* [Exercise prompt]
Word for word, retype every entry in the listing.

* [The records]

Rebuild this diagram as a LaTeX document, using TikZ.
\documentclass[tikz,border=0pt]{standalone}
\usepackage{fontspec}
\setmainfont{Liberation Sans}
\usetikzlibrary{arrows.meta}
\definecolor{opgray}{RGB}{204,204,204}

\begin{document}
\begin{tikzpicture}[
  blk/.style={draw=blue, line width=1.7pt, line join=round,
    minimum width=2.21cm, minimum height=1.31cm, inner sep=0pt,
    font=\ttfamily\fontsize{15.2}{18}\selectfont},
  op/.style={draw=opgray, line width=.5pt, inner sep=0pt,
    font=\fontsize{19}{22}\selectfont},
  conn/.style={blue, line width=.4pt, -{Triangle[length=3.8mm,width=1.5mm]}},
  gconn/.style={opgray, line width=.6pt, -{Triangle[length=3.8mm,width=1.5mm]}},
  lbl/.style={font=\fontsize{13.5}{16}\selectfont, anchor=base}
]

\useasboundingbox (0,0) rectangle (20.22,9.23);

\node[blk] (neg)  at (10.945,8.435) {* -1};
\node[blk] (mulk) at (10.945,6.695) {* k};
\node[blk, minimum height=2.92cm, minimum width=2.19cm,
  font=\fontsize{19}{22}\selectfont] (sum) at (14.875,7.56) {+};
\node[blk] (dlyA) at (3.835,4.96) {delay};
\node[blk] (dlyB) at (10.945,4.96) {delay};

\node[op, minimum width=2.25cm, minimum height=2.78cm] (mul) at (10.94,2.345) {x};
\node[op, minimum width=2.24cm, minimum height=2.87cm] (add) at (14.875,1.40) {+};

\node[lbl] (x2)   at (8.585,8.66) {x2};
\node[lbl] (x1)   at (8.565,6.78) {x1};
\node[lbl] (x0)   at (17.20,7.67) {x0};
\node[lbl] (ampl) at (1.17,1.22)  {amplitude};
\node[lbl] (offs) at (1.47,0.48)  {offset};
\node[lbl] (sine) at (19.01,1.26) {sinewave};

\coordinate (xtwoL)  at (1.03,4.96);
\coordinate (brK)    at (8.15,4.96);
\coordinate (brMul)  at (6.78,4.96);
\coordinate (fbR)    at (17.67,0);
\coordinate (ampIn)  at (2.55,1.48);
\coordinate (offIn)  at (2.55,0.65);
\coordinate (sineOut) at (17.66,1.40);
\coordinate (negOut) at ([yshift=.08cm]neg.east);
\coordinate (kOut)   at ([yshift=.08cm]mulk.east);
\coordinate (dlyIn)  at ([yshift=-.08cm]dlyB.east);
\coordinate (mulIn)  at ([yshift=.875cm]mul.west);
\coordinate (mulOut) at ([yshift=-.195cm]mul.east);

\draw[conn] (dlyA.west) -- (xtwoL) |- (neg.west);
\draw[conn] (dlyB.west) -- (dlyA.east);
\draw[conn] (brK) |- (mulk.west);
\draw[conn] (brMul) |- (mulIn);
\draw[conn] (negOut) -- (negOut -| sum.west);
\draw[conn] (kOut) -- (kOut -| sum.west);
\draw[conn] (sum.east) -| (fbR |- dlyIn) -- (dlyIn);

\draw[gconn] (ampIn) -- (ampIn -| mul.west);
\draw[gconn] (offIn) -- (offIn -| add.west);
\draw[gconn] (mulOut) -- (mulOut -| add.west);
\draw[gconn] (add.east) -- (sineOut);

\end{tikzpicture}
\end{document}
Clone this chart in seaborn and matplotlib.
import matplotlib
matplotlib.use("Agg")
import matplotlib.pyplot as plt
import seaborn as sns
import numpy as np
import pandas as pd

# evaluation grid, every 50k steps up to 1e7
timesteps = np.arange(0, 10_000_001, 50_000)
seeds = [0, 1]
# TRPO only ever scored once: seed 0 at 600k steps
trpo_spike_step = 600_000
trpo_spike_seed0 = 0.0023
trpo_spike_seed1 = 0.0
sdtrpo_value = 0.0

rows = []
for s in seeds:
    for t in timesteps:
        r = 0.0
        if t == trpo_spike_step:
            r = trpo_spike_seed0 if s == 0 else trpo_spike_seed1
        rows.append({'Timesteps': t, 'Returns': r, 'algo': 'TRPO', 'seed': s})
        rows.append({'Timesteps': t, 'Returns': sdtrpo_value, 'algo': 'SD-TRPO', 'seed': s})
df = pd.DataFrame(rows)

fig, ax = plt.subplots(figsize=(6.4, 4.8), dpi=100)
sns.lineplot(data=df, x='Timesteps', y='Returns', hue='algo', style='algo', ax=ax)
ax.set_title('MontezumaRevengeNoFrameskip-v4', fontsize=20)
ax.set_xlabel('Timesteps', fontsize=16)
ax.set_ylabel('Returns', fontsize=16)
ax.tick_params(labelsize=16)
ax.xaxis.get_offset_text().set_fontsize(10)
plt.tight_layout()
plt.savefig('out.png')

* [Finished exercise]
Rebuild this diagram as a LaTeX document, using TikZ.
\documentclass[tikz,border=0pt]{standalone}
\usepackage{fontspec}
\setmainfont{Liberation Sans}
\usetikzlibrary{arrows.meta}
\definecolor{opgray}{RGB}{204,204,204}

\begin{document}
\begin{tikzpicture}[
  blk/.style={draw=blue, line width=1.7pt, line join=round,
    minimum width=2.21cm, minimum height=1.31cm, inner sep=0pt,
    font=\ttfamily\fontsize{15.2}{18}\selectfont},
  op/.style={draw=opgray, line width=.5pt, inner sep=0pt,
    font=\fontsize{19}{22}\selectfont},
  conn/.style={blue, line width=.4pt, -{Triangle[length=3.8mm,width=1.5mm]}},
  gconn/.style={opgray, line width=.6pt, -{Triangle[length=3.8mm,width=1.5mm]}},
  lbl/.style={font=\fontsize{13.5}{16}\selectfont, anchor=base}
]

\useasboundingbox (0,0) rectangle (20.22,9.23);

\node[blk] (neg)  at (10.945,8.435) {* -1};
\node[blk] (mulk) at (10.945,6.695) {* k};
\node[blk, minimum height=2.92cm, minimum width=2.19cm,
  font=\fontsize{19}{22}\selectfont] (sum) at (14.875,7.56) {+};
\node[blk] (dlyA) at (3.835,4.96) {delay};
\node[blk] (dlyB) at (10.945,4.96) {delay};

\node[op, minimum width=2.25cm, minimum height=2.78cm] (mul) at (10.94,2.345) {x};
\node[op, minimum width=2.24cm, minimum height=2.87cm] (add) at (14.875,1.40) {+};

\node[lbl] (x2)   at (8.585,8.66) {x2};
\node[lbl] (x1)   at (8.565,6.78) {x1};
\node[lbl] (x0)   at (17.20,7.67) {x0};
\node[lbl] (ampl) at (1.17,1.22)  {amplitude};
\node[lbl] (offs) at (1.47,0.48)  {offset};
\node[lbl] (sine) at (19.01,1.26) {sinewave};

\coordinate (xtwoL)  at (1.03,4.96);
\coordinate (brK)    at (8.15,4.96);
\coordinate (brMul)  at (6.78,4.96);
\coordinate (fbR)    at (17.67,0);
\coordinate (ampIn)  at (2.55,1.48);
\coordinate (offIn)  at (2.55,0.65);
\coordinate (sineOut) at (17.66,1.40);
\coordinate (negOut) at ([yshift=.08cm]neg.east);
\coordinate (kOut)   at ([yshift=.08cm]mulk.east);
\coordinate (dlyIn)  at ([yshift=-.08cm]dlyB.east);
\coordinate (mulIn)  at ([yshift=.875cm]mul.west);
\coordinate (mulOut) at ([yshift=-.195cm]mul.east);

\draw[conn] (dlyA.west) -- (xtwoL) |- (neg.west);
\draw[conn] (dlyB.west) -- (dlyA.east);
\draw[conn] (brK) |- (mulk.west);
\draw[conn] (brMul) |- (mulIn);
\draw[conn] (negOut) -- (negOut -| sum.west);
\draw[conn] (kOut) -- (kOut -| sum.west);
\draw[conn] (sum.east) -| (fbR |- dlyIn) -- (dlyIn);

\draw[gconn] (ampIn) -- (ampIn -| mul.west);
\draw[gconn] (offIn) -- (offIn -| add.west);
\draw[gconn] (mulOut) -- (mulOut -| add.west);
\draw[gconn] (add.east) -- (sineOut);

\end{tikzpicture}
\end{document}
Clone this chart in seaborn and matplotlib.
import matplotlib
matplotlib.use("Agg")
import matplotlib.pyplot as plt
import seaborn as sns
import numpy as np
import pandas as pd

# evaluation grid, every 50k steps up to 1e7
timesteps = np.arange(0, 10_000_001, 50_000)
seeds = [0, 1]
# TRPO only ever scored once: seed 0 at 600k steps
trpo_spike_step = 600_000
trpo_spike_seed0 = 0.0023
trpo_spike_seed1 = 0.0
sdtrpo_value = 0.0

rows = []
for s in seeds:
    for t in timesteps:
        r = 0.0
        if t == trpo_spike_step:
            r = trpo_spike_seed0 if s == 0 else trpo_spike_seed1
        rows.append({'Timesteps': t, 'Returns': r, 'algo': 'TRPO', 'seed': s})
        rows.append({'Timesteps': t, 'Returns': sdtrpo_value, 'algo': 'SD-TRPO', 'seed': s})
df = pd.DataFrame(rows)

fig, ax = plt.subplots(figsize=(6.4, 4.8), dpi=100)
sns.lineplot(data=df, x='Timesteps', y='Returns', hue='algo', style='algo', ax=ax)
ax.set_title('MontezumaRevengeNoFrameskip-v4', fontsize=20)
ax.set_xlabel('Timesteps', fontsize=16)
ax.set_ylabel('Returns', fontsize=16)
ax.tick_params(labelsize=16)
ax.xaxis.get_offset_text().set_fontsize(10)
plt.tight_layout()
plt.savefig('out.png')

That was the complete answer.